Наморщив лоб, взводный выслушал невидимого собеседника. Снова припал губами к микрофону.
– Вас принял, повторяю приказ. При раненом и пленном оставляю двух казаков, а с остальными начинаю преследование. В бой без нужды не ввязываюсь, действую согласно обстановке и дожидаюсь подмоги. Считая бригаденфюрера военным преступником, подлежащим суду военного трибунала, принимаю меры для захвата его живьем. Держу связь со штабом каждые три часа. Сеанс заканчиваю и приступаю к выполнению задания. Все верно? Тогда конец передачи… Взводный выключил рацию, снял наушники.
– Ось какая ситуация, ротный. Оставляю тебе пару казаков, а с остальными прямикую за швабами. Выполняй свой приказ, а я свой.
Он хотел приподняться со дна ямы, но старший лейтенант с силой удержал его за плечо. Приблизил лицо вплотную к пластуну и торопливо, даже не пытаясь скрыть раздражения, заговорил:
– Ну и дурак же ты, казак. Куда лезешь, чего добиваешься? Мало орденов на груди, еще одного захотелось? А если вместо него пулю в башку схлопочешь? Или мало смертей вокруг себя видел? Пойми, миллионы погибли, а мы с тобой уцелели… выжили, несмотря ни на что. Так какого черта ты связываешься с этими фрицами? Пускай бегут куда хотят… далеко не уйдут. Не мы утром догоним, другие перехватят на перевале.
Резким движением пластун сбросил с плеча руку, с недобрым прищуром глянул на старшего лейтенанта.
– Скажи, ротный, ты откуда родом?
– Из Сибири.
– Из близких кого имеешь?
– А как же? Мать и двух сестер, жену и сына… Все как положено.
– А я с Кубани и не имею никого… тоже как положено, – криво усмехнулся Вовк. – А до войны были все: батько и мать, браты, жинка с дочками–близнятами. Всех клятые швабы отняли… И покуда хоть один из черномундирников топчет землю, для меня война не закончена.
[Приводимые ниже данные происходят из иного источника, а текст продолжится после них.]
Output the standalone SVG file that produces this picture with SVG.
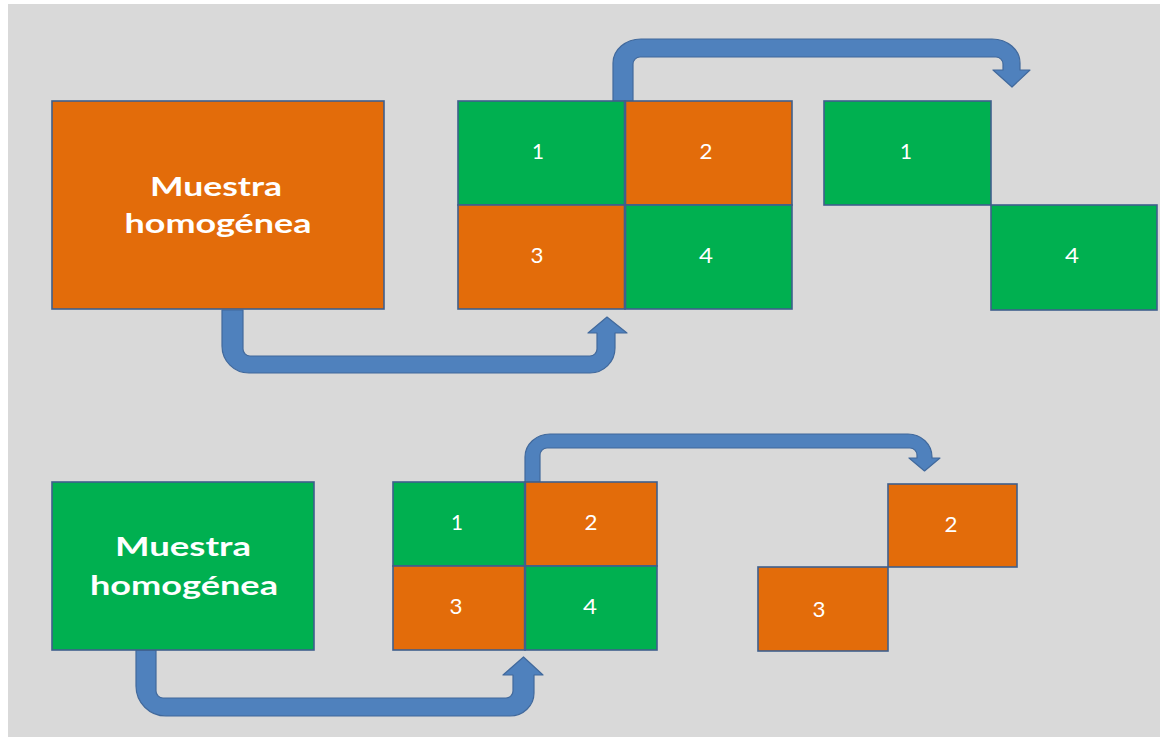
<svg xmlns="http://www.w3.org/2000/svg" width="1160" height="737" viewBox="0 0 1160 737">
  <style>
    .bg { fill: #ffffff; }
    .panel { fill: #d9d9d9; }
    .cell { stroke: #3f5f8c; stroke-width: 1.6; }
    .orange { fill: #e36c0a; }
    .green { fill: #00b050; }
    .arrow { fill: #4f81bd; stroke: #41699c; stroke-width: 1.2; stroke-linejoin: round; }
    .title { font-family: Lato, "Open Sans", sans-serif; font-weight: 700; font-size: 26px; fill: #ffffff; text-anchor: middle; }
    .num { font-family: Lato, "Open Sans", sans-serif; font-size: 21px; fill: #ffffff; text-anchor: middle; }
  </style>

  <rect class="bg" x="0" y="0" width="1160" height="737"/>
  <rect class="panel" x="8" y="4" width="1152" height="733"/>

  <!-- bent block arrows -->
  <g id="connectors">
    <!-- top sample down and around into the upper grid -->
    <path class="arrow" d="M 222 310 V 346 A 27 27 0 0 0 249 373 H 590 A 25 25 0 0 0 615 348 V 333 H 627 L 607 317 L 588 333 H 597 V 349 A 7 7 0 0 1 590 356 H 250 A 7 7 0 0 1 243 349 V 310 Z"/>
    <!-- upper grid over the top to the selected cells -->
    <path class="arrow" d="M 613 101 V 63 A 28 24 0 0 1 641 39 H 992 A 28 24 0 0 1 1020 63 V 70 H 1030 L 1012 87 L 993 70 H 1003 V 64 A 7 7 0 0 0 996 57 H 640 A 7 7 0 0 0 633 64 V 101 Z"/>
    <!-- lower sample down and around into the lower grid -->
    <path class="arrow" d="M 136 650 V 686 A 30 30 0 0 0 166 716 H 510 A 24 23 0 0 0 534 693 V 675 H 543 L 523.5 657 L 503 675 H 513 V 691 A 7 7 0 0 1 506 698 H 163 A 7 7 0 0 1 156 691 V 650 Z"/>
    <!-- lower grid over the top to the selected cells -->
    <path class="arrow" d="M 525 482 V 457 A 25 23 0 0 1 550 434 H 908 A 24 23 0 0 1 932 457 V 458 H 940 L 924.5 471 L 909 458 H 917 V 455 A 7 7 0 0 0 910 448 H 547 A 7 7 0 0 0 540 455 V 482 Z"/>
  </g>

  <!-- upper row -->
  <g id="sample-top">
    <rect class="cell orange" x="52" y="101" width="332" height="208"/>
    <text class="title" x="216" y="196" textLength="132" lengthAdjust="spacingAndGlyphs">Muestra</text>
    <text class="title" x="218" y="233" textLength="187" lengthAdjust="spacingAndGlyphs">homogénea</text>
  </g>

  <g id="grid-top">
    <rect class="cell green" x="458" y="101" width="167" height="104"/>
    <rect class="cell orange" x="625" y="101" width="167" height="104"/>
    <rect class="cell orange" x="458" y="205" width="167" height="104"/>
    <rect class="cell green" x="625" y="205" width="167" height="104"/>
    <line x1="625" y1="101" x2="625" y2="309" stroke="#3f5f8c" stroke-width="2.6"/>
    <text class="num" x="538" y="159" textLength="12" lengthAdjust="spacingAndGlyphs">1</text>
    <text class="num" x="706" y="159" textLength="13" lengthAdjust="spacingAndGlyphs">2</text>
    <text class="num" x="537" y="263" textLength="13" lengthAdjust="spacingAndGlyphs">3</text>
    <text class="num" x="706" y="263" textLength="14" lengthAdjust="spacingAndGlyphs">4</text>
  </g>

  <g id="picked-top-1">
    <rect class="cell green" x="824" y="101" width="167" height="104"/>
    <text class="num" x="906" y="159" textLength="12" lengthAdjust="spacingAndGlyphs">1</text>
  </g>
  <g id="picked-top-4">
    <rect class="cell green" x="991" y="205" width="166" height="105"/>
    <text class="num" x="1072" y="263" textLength="14" lengthAdjust="spacingAndGlyphs">4</text>
  </g>

  <!-- lower row -->
  <g id="sample-bottom">
    <rect class="cell green" x="52" y="482" width="262" height="168"/>
    <text class="title" x="183" y="556" textLength="136" lengthAdjust="spacingAndGlyphs">Muestra</text>
    <text class="title" x="184" y="595" textLength="188" lengthAdjust="spacingAndGlyphs">homogénea</text>
  </g>

  <g id="grid-bottom">
    <rect class="cell green" x="393" y="482" width="132" height="84"/>
    <rect class="cell orange" x="525" y="482" width="132" height="84"/>
    <rect class="cell orange" x="393" y="566" width="132" height="84"/>
    <rect class="cell green" x="525" y="566" width="132" height="84"/>
    <line x1="525" y1="482" x2="525" y2="650" stroke="#3f5f8c" stroke-width="2.4"/>
    <text class="num" x="457" y="530" textLength="12" lengthAdjust="spacingAndGlyphs">1</text>
    <text class="num" x="591" y="530" textLength="13" lengthAdjust="spacingAndGlyphs">2</text>
    <text class="num" x="456" y="614" textLength="13" lengthAdjust="spacingAndGlyphs">3</text>
    <text class="num" x="590" y="614" textLength="14" lengthAdjust="spacingAndGlyphs">4</text>
  </g>

  <g id="picked-bottom-2">
    <rect class="cell orange" x="888" y="484" width="129" height="83"/>
    <text class="num" x="951" y="532" textLength="13" lengthAdjust="spacingAndGlyphs">2</text>
  </g>
  <g id="picked-bottom-3">
    <rect class="cell orange" x="758" y="567" width="130" height="84"/>
    <text class="num" x="819" y="617" textLength="13" lengthAdjust="spacingAndGlyphs">3</text>
  </g>
</svg>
Пластун легко вскочил на ноги и выбрался из ямы. Пригнувшись, побежал к пригорку, где под кустом лежали Кондра и Микола.
– Сержант, возьмешь в яме рацию. Оставь двух хлопцев с раненым и пленным, а остальных собери вон у той сосны, – кивнул он на высокое приметное дерево рядом с просекой. – Я и Микола будем там.